Happy Birthday Haylee
July 16, 2008
Two days ago I was sobbing over this keyboard, delighting in the emotion that I was feeling but unable to finish a single task because of it. I began to write a post but only made it halfway through paragraph two. There was so much I wanted to say but the emotional flash flood that was occurring inside my skin was just too much for me to explain. So I waited for the storm to pass and finished it, albeit two days late:
On this day, twelve years ago, I became a mother. I was nineteen years old and yes, I knew exactly how life altering it would be. I knew I never wanted to have kids. I knew that becoming pregnant was an act of negligence. People said I was nowhere near responsible enough to be a parent and I knew that too. But somewhere between my water breaking in my hovel of an apartment and being admitted into the maternity ward, I realized that I could not only overcome this obstacle, I was going to bull doze it with a mother fucking monster truck.
I gave birth toHaylee The Magnificent after 22 hours of hard labor without my mother there for me, without a loving husband and without uttering one god-dammed cuss word. It was obvious that Haylee was starting her job as mediator and care-taker from her Day 1.
If it weren’t for her I would have felt completely alone. Sure there were lots of familiar faces present but there was no one there that could be on my level, completely, and reach me in those dark crevices that I tend to lurk in. But she found me there and together we worked hard to bring her into this world.
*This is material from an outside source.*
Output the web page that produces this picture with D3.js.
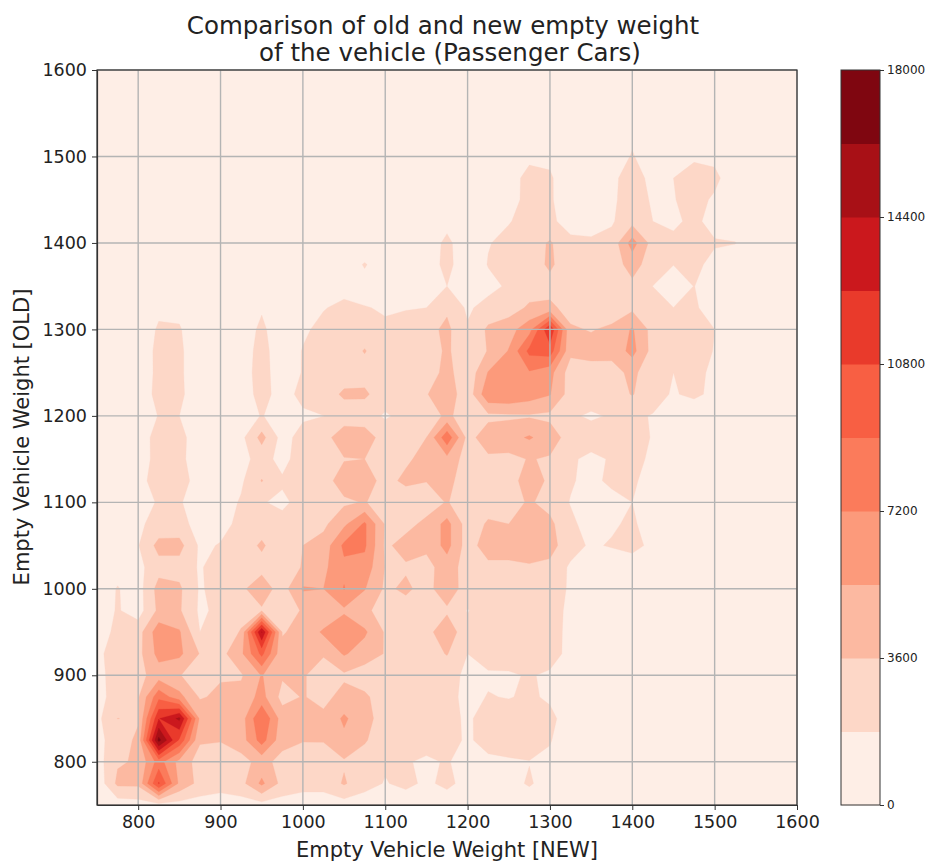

Once she made her grand entrance into the cold hospital room she never cried. She was unlike any other baby I had ever met. She dominated the baby nation with her stoic demeanor and superior tolerance. Most babies would scream until their tonsils bled if they heard a dog bark or an air horn at a loud football game. But Haylee would lift her chin and spit baby drool on them in disgust. She was perfection with icing on top. The day that her ear drums burst because of a nasty ear infection was the first time she ever got fussy and I was so scared because it was so unlike her. And although the pain must have been excruciating she calmed down to look at the rain while I comforted her on the porch. Through all her years she has been my Magnificent.
Some day she’s going to grow up and and she will need me less and less, but I will never stop needing her.